Every mistake, and its one-line fix
The nine mistakes in a single view. Keep this next to any plot you are seriously considering.
| Mistake | The fix |
|---|---|
| Buying cheap land far from the Activation Area | Confirm the exact TP scheme and survey number; favour proximity to confirmed infrastructure |
| Trusting self-reported or paid ratings | Read real Google reviews; compare on a neutral, unpaid source |
| Skipping the RERA check | Verify the exact project's number yourself on gujrera.gujarat.gov.in |
| Paying a cash token before due diligence | Never pay before RERA, title and N.A. are verified; keep a banking paper trail |
| Believing the render is reality | Ask what exists on the ground today at the exact location |
| Reading 'in Dholera SIR' as developed | Confirm the zone, TP scheme status and real distance to working infrastructure |
| Not confirming title and 7/12 | Pull the 7/12 extract and Encumbrance Certificate; consider a lawyer's title search |
| Ignoring N.A. status | See the N.A. order and cross-check it against the 7/12 for the survey number |
| Expecting a quick flip | Plan for a long holding period; size the commitment to what you can hold |
Frequently asked questions
Frequently asked questions
What is the most common mistake when buying in Dholera?
Buying unusually cheap land far from the roughly 22.5 sq km Activation Area, and assuming the whole roughly 920 sq km region is already developed. Most real infrastructure sits in and near the Activation Area, so confirm the exact TP scheme, survey number and real distance to working infrastructure before you value a plot.
How do I avoid fraud when buying a Dholera plot?
Verify rather than trust. Check the exact project's Gujarat RERA number on gujrera.gujarat.gov.in, pull the 7/12 extract and Encumbrance Certificate, confirm N.A. status for the survey number, get the price in writing, and never pay a cash token before due diligence is complete.
Is the price on a low-cost Dholera plot too good to be true?
Not always, but an unusually low price often reflects distance from developed areas or a documentation gap. Rather than assume, confirm the TP scheme, proximity to infrastructure, RERA, title and N.A. A clean, well-located, registered plot rarely sells far below the market for no reason.
Can I trust a developer's five-star rating?

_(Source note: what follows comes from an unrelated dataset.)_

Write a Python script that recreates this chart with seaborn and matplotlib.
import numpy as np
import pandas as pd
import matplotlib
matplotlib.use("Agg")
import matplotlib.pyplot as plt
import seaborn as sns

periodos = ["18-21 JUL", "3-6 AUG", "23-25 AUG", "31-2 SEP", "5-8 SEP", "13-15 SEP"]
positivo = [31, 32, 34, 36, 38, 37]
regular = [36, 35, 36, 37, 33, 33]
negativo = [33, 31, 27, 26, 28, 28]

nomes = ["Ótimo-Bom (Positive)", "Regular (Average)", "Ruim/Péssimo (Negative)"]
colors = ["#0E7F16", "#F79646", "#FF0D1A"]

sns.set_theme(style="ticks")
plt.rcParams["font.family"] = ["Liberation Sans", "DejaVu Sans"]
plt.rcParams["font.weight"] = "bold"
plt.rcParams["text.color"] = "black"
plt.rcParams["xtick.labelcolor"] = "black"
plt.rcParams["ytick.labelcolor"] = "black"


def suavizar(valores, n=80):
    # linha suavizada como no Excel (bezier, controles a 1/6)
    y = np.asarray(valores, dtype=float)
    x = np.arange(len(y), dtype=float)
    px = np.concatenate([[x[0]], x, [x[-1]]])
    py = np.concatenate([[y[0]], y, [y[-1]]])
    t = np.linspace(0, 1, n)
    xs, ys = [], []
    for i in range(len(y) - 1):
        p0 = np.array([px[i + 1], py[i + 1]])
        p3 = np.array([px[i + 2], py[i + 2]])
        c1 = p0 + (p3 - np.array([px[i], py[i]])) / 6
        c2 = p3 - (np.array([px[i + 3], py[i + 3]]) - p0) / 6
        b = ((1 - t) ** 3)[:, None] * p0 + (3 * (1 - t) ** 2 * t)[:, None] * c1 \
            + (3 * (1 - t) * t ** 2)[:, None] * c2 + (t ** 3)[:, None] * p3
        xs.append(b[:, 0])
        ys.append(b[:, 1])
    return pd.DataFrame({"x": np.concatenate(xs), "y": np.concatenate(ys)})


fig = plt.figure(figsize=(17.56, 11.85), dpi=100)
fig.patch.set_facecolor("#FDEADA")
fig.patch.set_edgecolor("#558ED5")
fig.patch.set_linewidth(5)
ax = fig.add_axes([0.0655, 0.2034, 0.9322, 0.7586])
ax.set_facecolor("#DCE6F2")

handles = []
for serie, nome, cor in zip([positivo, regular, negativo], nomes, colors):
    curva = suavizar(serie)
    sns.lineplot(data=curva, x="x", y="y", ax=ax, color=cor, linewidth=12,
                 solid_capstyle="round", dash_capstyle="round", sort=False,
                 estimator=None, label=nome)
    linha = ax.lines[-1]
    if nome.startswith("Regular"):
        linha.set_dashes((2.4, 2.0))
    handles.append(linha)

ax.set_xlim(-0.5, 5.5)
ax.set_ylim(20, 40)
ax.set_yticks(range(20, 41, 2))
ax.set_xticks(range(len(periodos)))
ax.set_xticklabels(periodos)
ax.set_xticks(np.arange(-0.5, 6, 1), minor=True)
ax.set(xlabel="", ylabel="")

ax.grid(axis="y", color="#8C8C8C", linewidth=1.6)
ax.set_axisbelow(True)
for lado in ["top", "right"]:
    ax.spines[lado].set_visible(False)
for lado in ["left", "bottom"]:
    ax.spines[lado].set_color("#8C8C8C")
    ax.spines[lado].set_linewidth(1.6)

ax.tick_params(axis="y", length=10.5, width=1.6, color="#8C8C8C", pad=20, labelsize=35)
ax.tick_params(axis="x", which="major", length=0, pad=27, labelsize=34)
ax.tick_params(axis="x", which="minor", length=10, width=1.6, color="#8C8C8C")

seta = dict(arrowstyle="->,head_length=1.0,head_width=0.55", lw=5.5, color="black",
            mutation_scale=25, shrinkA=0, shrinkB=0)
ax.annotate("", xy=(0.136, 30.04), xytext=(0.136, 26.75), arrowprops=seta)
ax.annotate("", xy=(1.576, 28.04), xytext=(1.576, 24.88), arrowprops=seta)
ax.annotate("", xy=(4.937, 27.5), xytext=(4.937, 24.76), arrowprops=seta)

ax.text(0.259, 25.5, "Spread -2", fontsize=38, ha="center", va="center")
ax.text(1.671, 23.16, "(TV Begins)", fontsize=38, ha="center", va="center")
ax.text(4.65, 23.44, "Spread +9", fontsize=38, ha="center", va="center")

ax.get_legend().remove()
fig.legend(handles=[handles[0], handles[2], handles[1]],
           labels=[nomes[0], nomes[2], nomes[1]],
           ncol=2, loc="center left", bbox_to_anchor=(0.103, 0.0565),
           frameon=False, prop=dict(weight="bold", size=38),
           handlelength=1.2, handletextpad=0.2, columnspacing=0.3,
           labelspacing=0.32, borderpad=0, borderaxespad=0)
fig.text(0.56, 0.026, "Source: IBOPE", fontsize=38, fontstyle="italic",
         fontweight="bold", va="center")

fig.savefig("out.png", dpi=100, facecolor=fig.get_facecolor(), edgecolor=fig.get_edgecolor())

A rating a developer publishes about itself is not independent. Check the actual Google review count and read the reviews, and compare names on a neutral source that takes no money to rank anyone. Self-reported badges and 'number one in Dholera' lines are marketing.
How long should I plan to hold a Dholera plot?

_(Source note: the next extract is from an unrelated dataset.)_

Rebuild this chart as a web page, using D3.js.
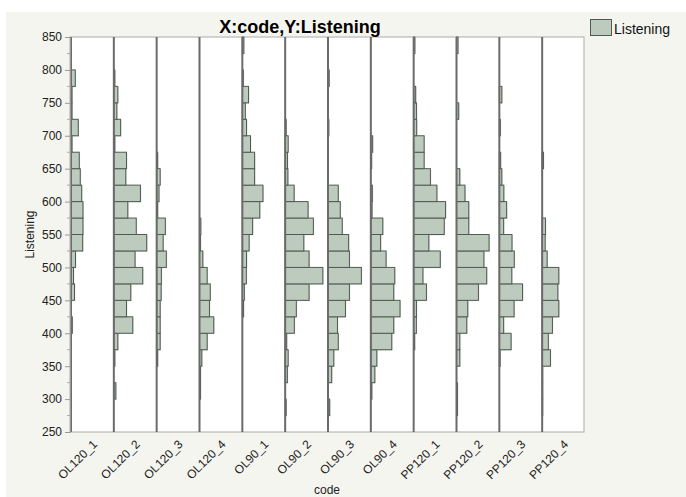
<!DOCTYPE html>
<html>
<head>
<meta charset="utf-8">
<script src="https://cdn.jsdelivr.net/npm/d3@7"></script>
<style>
  html, body { margin: 0; padding: 0; background: #ffffff; }
  svg { display: block; font-family: "Liberation Sans", Arial, Helvetica, sans-serif; }
</style>
</head>
<body>
<svg id="chart" width="686" height="497"></svg>
<script>
// Histogram bins of Listening scores (lower bound of each 25-point bin)
const bins = [250, 275, 300, 325, 350, 375, 400, 425, 450, 475, 500, 525,
              550, 575, 600, 625, 650, 675, 700, 725, 750, 775, 800, 825];
const binWidth = 25;

const codes = ["OL120_1", "OL120_2", "OL120_3", "OL120_4", "OL90_1", "OL90_2",
               "OL90_3", "OL90_4", "PP120_1", "PP120_2", "PP120_3", "PP120_4"];

// Relative frequency per bin for each code, in the same order as bins
const OL120_1 = [0, 0, 0, 0, 0, 0, 1.3, 0, 3.5, 2.5, 4.5, 11.7, 12, 12, 10.7, 9.3, 8.3, 1, 7.3, 1, 1, 4.3, 0, 0];
const OL120_2 = [0, 0, 2, 0, 1, 4, 19, 12.7, 17, 29, 21.3, 33, 22.5, 14, 26.7, 12, 12.7, 1, 6.8, 3, 4, 1, 0, 0];
const OL120_3 = [0, 0, 0, 0, 1, 3.5, 3.5, 3.5, 4.5, 4.7, 9.7, 6.5, 8.7, 1, 2.3, 3.5, 1, 0, 0, 0, 0, 0, 0, 0];
const OL120_4 = [0, 0, 1, 1, 2.3, 7.7, 14.3, 10, 10.8, 7.7, 3.3, 1, 1.3, 0, 0, 0, 0, 0, 0, 0, 0, 0, 0, 0];
const OL90_1  = [0, 0, 0, 0, 0, 0, 0, 1.2, 2, 4, 4.2, 6.8, 10.3, 17.5, 20.7, 12.3, 12.3, 8.2, 4.2, 3, 6.2, 1, 0, 1.5];
const OL90_2  = [0, 1, 0, 2.2, 3, 1.5, 9.2, 11.2, 24, 37.8, 24, 18.7, 28.3, 23, 9, 2.7, 2.3, 3, 1, 0, 0, 0, 0, 0];
const OL90_3  = [0, 1.7, 0, 3.7, 5.8, 10.3, 9.5, 17.5, 21.5, 33.5, 21.5, 20.7, 14.3, 12.3, 10.3, 0, 0, 0, 0.8, 0, 0, 1.2, 0, 0];
const OL90_4  = [0, 0, 1, 4, 6, 21, 23, 29.3, 23, 24, 15.3, 9.8, 12, 1.2, 1.5, 0, 0.8, 1.8, 0, 0, 0, 0, 0, 0];
const PP120_1 = [0, 0, 0, 0, 0, 1, 2.7, 2.8, 12.8, 9.3, 26.7, 15.2, 30.7, 32, 23.3, 16.8, 10.5, 10.5, 3, 2.8, 2, 0, 0, 1.2];
const PP120_2 = [0, 1, 1, 0, 3.3, 3.3, 10.3, 11.3, 22, 30.3, 27.5, 32.7, 12.3, 12.3, 8.5, 3.3, 0, 0, 0, 2.2, 0, 0, 0, 1.5];
const PP120_3 = [0, 0, 0, 0, 0.8, 11.8, 4.3, 14.8, 23.3, 12.5, 15, 12.7, 4.3, 7.3, 4.5, 2.5, 1.3, 0, 1, 0, 2.5, 0, 0, 0];
const PP120_4 = [0, 0.5, 0.5, 0.5, 8.3, 6.2, 10.3, 16.7, 15.7, 16.7, 5, 3, 3.3, 0, 0, 0, 1.3, 0, 0, 0, 0, 0, 0, 0];

const seriesByCode = { OL120_1, OL120_2, OL120_3, OL120_4, OL90_1, OL90_2,
                       OL90_3, OL90_4, PP120_1, PP120_2, PP120_3, PP120_4 };

const yTicks = [250, 300, 350, 400, 450, 500, 550, 600, 650, 700, 750, 800, 850];
const yMinorTicks = [275, 325, 375, 425, 475, 525, 575, 625, 675, 725, 775, 825];

const titleText = "X:code,Y:Listening";
const xTitle = "code";
const yTitle = "Listening";
const legendLabel = "Listening";

// ---------- layout ----------
const W = 686, H = 497;
const plot = { left: 70, right: 584, top: 37, bottom: 432 };
const barFill = "#bccbbd";
const barStroke = "#4f5b50";

const svg = d3.select("#chart");

// outer panel
svg.append("rect").attr("x", 6).attr("y", 12).attr("width", W - 6).attr("height", H - 12)
  .attr("fill", "#f5f5f0");

// plot background
svg.append("rect")
  .attr("x", plot.left).attr("y", plot.top)
  .attr("width", plot.right - plot.left).attr("height", plot.bottom - plot.top)
  .attr("fill", "#ffffff").attr("stroke", "#b8b8b8").attr("stroke-width", 1.2);

const y = d3.scaleLinear().domain([250, 850]).range([plot.bottom, plot.top]);
const x = d3.scaleBand().domain(codes).range([plot.left, plot.right]).padding(0);
const len = d3.scaleLinear().domain([0, 43]).range([0, x.bandwidth()]);

// histogram bars per code
const groups = svg.append("g").selectAll("g.code")
  .data(codes).join("g").attr("class", "code")
  .attr("transform", d => `translate(${x(d) + 1},0)`);

groups.each(function (code) {
  const g = d3.select(this);
  const rows = bins.map((b, i) => ({ lo: b, v: seriesByCode[code][i] })).filter(r => r.v > 0);
  // soft shadow to the right of each bar
  g.selectAll("rect.shadow").data(rows).join("rect").attr("class", "shadow")
    .attr("x", 0.8)
    .attr("y", r => y(r.lo + binWidth) + 0.8)
    .attr("width", r => len(r.v))
    .attr("height", r => y(r.lo) - y(r.lo + binWidth))
    .attr("fill", "#cfd2cf");
  g.selectAll("rect.bar").data(rows).join("rect").attr("class", "bar")
    .attr("x", 0)
    .attr("y", r => y(r.lo + binWidth))
    .attr("width", r => len(r.v))
    .attr("height", r => y(r.lo) - y(r.lo + binWidth))
    .attr("fill", barFill)
    .attr("stroke", barStroke).attr("stroke-width", 1);
  // category baseline
  g.append("line")
    .attr("x1", 0).attr("x2", 0)
    .attr("y1", plot.top).attr("y2", plot.bottom)
    .attr("stroke", "#6b6b6b").attr("stroke-width", 2);
});

// y axis
const yAxis = d3.axisLeft(y).tickValues(yTicks).tickSize(5).tickPadding(3);
const yg = svg.append("g").attr("transform", `translate(${plot.left},0)`).call(yAxis);
yg.select(".domain").attr("stroke", "#999999");
yg.selectAll(".tick line").attr("stroke", "#999999");
yg.selectAll(".tick text").attr("font-size", 12).attr("fill", "#222222")
  .attr("font-family", "Liberation Sans, Arial, sans-serif");
svg.append("g").selectAll("line").data(yMinorTicks).join("line")
  .attr("x1", plot.left - 3).attr("x2", plot.left)
  .attr("y1", d => y(d)).attr("y2", d => y(d))
  .attr("stroke", "#aaaaaa");

// x labels
svg.append("g").selectAll("text").data(codes).join("text")
  .attr("transform", d => `translate(${x(d) + x.bandwidth() / 2 + 6.5},${plot.bottom + 13}) rotate(-45)`)
  .attr("text-anchor", "end")
  .attr("font-size", 12).attr("fill", "#222222")
  .text(d => d);

// titles
svg.append("text").attr("x", 300).attr("y", 33).attr("text-anchor", "middle")
  .attr("font-size", 18).attr("font-weight", "bold").attr("fill", "#000000")
  .text(titleText);
svg.append("text").attr("x", (plot.left + plot.right) / 2).attr("y", 494)
  .attr("text-anchor", "middle").attr("font-size", 12).attr("fill", "#222222")
  .text(xTitle);
svg.append("text")
  .attr("transform", `translate(34,${(plot.top + plot.bottom) / 2}) rotate(-90)`)
  .attr("text-anchor", "middle").attr("font-size", 12).attr("fill", "#222222")
  .text(yTitle);

// legend
svg.append("rect").attr("x", 590.5).attr("y", 19.5).attr("width", 21).attr("height", 16)
  .attr("fill", barFill).attr("stroke", barStroke);
svg.append("text").attr("x", 614).attr("y", 34).attr("font-size", 14).attr("fill", "#111111")
  .text(legendLabel);
</script>
</body>
</html>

Published guidance frames Dholera as a long-horizon investment better suited to buyers who can hold for many years while the city develops in phases, rather than those seeking short-term returns. Size your commitment to what you can hold comfortably.
Do I really need to check N.A. status myself?
Yes. For a residential or commercial plot, N.A. conversion for the exact survey number is what makes the land legally usable for non-farm purposes. Ask to see the N.A. order and cross-check it against the 7/12 extract rather than assuming it is handled.